Court Strikes Law Banning Sex Talk With Minors

Texas' highest criminal court has struck down a state law banning sexually explicit Internet communications between an adult and minor, saying the statute violated free speech protections.

The 2005 law prohibited adults from engaging a minor in sexually explicit online communication with the intent of sexual gratification.
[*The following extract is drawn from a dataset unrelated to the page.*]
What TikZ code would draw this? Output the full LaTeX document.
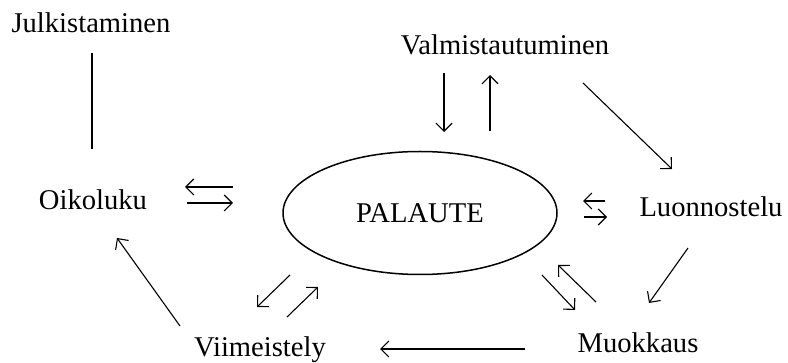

The third-degree felony was punishable by up to 10 years in prison.

The Austin American-Statesman reported that prosecutors argued the law was intended to target "grooming," in which predators befriend children online and earn their trust before engaging in sexually explicit conversations, often with the goal of an in-person meeting.

Authorities said that without the ban on sexually explicit communication, "perverts will be free to bombard our children with salacious emails and text messages, and parents and law enforcement would be unable to stop it."
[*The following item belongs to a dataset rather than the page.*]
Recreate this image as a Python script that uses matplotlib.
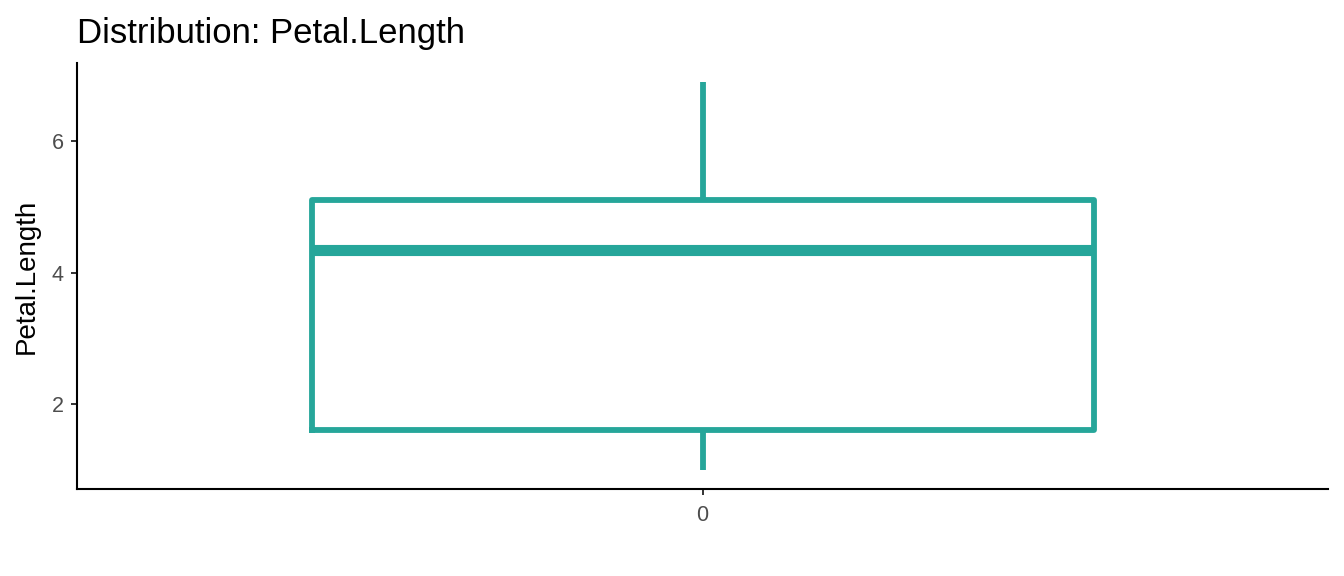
import matplotlib.pyplot as plt

# iris Petal.Length summary
groups = ["0"]
mins = [1.0]
q1s = [1.6]
medians = [4.35]
q3s = [5.1]
maxs = [6.9]

teal = "#26A69A"
plt.rcParams["font.family"] = ["Liberation Sans", "DejaVu Sans"]

fig = plt.figure(figsize=(13.44, 5.76), dpi=100)
ax = fig.add_axes([0.0573, 0.151, 0.931, 0.740])

stats = []
for g, lo, a, m, b, hi in zip(groups, mins, q1s, medians, q3s, maxs):
    stats.append({"label": g, "whislo": lo, "q1": a, "med": m, "q3": b, "whishi": hi, "fliers": []})

ax.bxp(stats, positions=[1], widths=0.75, showcaps=False,
       boxprops=dict(color=teal, linewidth=4.2),
       whiskerprops=dict(color=teal, linewidth=4.2, solid_capstyle="butt"),
       medianprops=dict(color=teal, linewidth=8, solid_capstyle="butt"))

ax.set_xlim(0.4, 1.6)
lo_all, hi_all = min(mins), max(maxs)
pad = (hi_all - lo_all) * 0.05
ax.set_ylim(lo_all - pad, hi_all + pad)
ax.set_yticks([2, 4, 6])
ax.set_xticks([1])
ax.set_xticklabels(groups)

for side in ["top", "right"]:
    ax.spines[side].set_visible(False)
for side in ["left", "bottom"]:
    ax.spines[side].set_linewidth(1.5)
ax.tick_params(colors="#333333", labelcolor="#4D4D4D", labelsize=15.5, length=4.5, width=1.4, pad=5)
ax.tick_params(axis="x", pad=7)

ax.set_ylabel("Petal.Length", fontsize=20, labelpad=9)
ax.set_title("Distribution: Petal.Length", loc="left", fontsize=25, pad=14)

fig.savefig("out.png", dpi=100)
But in a unanimous ruling Wednesday, the Court of Criminal Appeals concluded that children in Texas are protected by other laws that have passed constitutional scrutiny, including statutes banning solicitation, obscenity, harassment and the distribution of materials harmful to minors.

"It may protect children from suspected sexual predators before they ever express any intent to commit illegal sexual acts, but it prohibits the dissemination of a vast array of constitutionally protected speech and materials," Judge Cathy Cochran wrote in the opinion for the nine-member court.

Cochran acknowledged the state has a well-established interest in protecting children from sexual predators.

But the Texas law was not narrowly written, she wrote, instead covering "a whole cornucopia of `titillating talk' or `dirty talk"' -- including sexually explicit literature such as "Lolita," "50 Shades of Grey," "Lady Chatterley's Lover" and Shakespeare's "Troilus and Cressida."

Other sexually explicit TV shows and performances also were improperly covered by the law, including Janet Jackson's wardrobe malfunction during the 2004 Super Bowl and Miley Cyrus's twerking during the MTV Video Music Awards in August, the opinion said.

A companion law criminalizing the sexual solicitation of minors was not affected by Wednesday's ruling.

In its ruling, the court dismissed an indictment against a Harris County man whose trial was delayed while he challenged the law. John Christopher Lo had been accused in 2010 of sending sexually explicit text messages to a student he met while serving as choir director in the Clear Creek school district in suburban Houston.